From Britain at War with the Asante Nation, 1823–1900: “The White Man’s Grave” by Stephen Manning (Pen & Sword Books, 2021), Kindle pp. 201-202:
A change of government saw the appointment of Joseph Chamberlain as the new Colonial Secretary. Chamberlain was arguably the most expansionist secretary the Colonial Office had ever seen, and he was a devotee of all the political intrigue that surrounded the Scramble for Africa. He saw events in Asante as being part of the process by which Britain would extend its influence and empire. Chamberlain had anticipated a French challenge into Asante and this he was not going to permit. Thus, he latched onto [Gold Coast Governor] Maxwell’s proposal and replied by cable in September 1895 that [Asante King] Prempeh must be told that the government now expected the 1874 treaty to be met and honoured in full. In addition, he informed Maxwell that Prempeh must also be told that Asante must refrain from attacking neighbouring tribes and that he had to accept a British resident at Kumasi. Crucially, Chamberlain was prepared to back his words with military intervention.

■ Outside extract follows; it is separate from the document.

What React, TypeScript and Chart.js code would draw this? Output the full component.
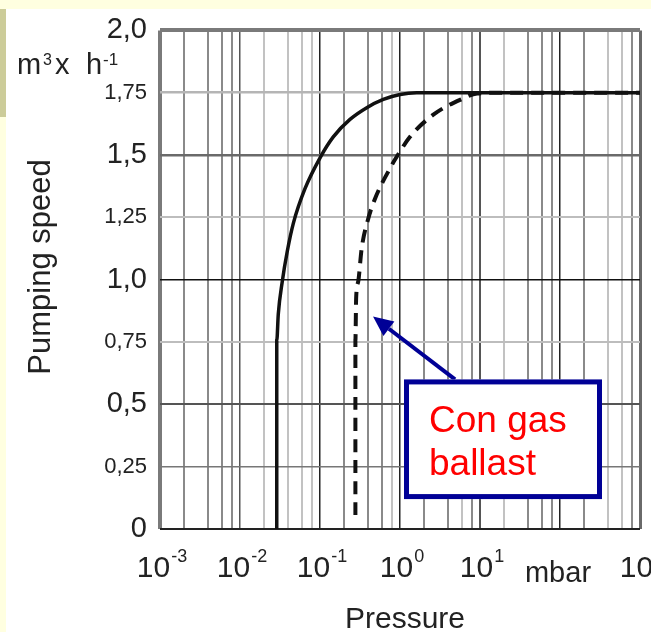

This tougher stance was fully supported by the British Chamber of Commerce as well as many of the British newspapers. For example, The Times of 21 January 1896 claimed that Asante had long formed a block of savagery between the British coast and the interior. This had prevented trade and that the French were taking advantage of the situation by opening their own markets, which may now be lost to Britain.
On receiving Chamberlain’s instructions, the governor despatched Vroom to Kumasi with an ultimatum for Prempeh which required of him either a written reply or a personal interview with the governor before the end of October. Although treated with courtesy, Vroom received no direct answer from Prempeh, and he returned to the coast. It seems Prempeh was putting all his hope in his deputation that had been sent to London and he sent a sword bearer and court crier to the coast to inform the British that he was awaiting a response from his messengers to Queen Victoria. As no written response was received to the ultimatum it was taken by Maxwell, Scott and Chamberlain as a rejection. Maxwell had already informed Scott that he would be in command of the proposed military expedition and preparations were well under way.
Chamberlain had already warned the Cabinet in November 1895 that private enterprise was now inadequate for opening Britain’s vast ‘underdeveloped estates’, and that the government must lead the way with money and troops. Without consulting the prime minister, he announced a punitive expedition to Asante.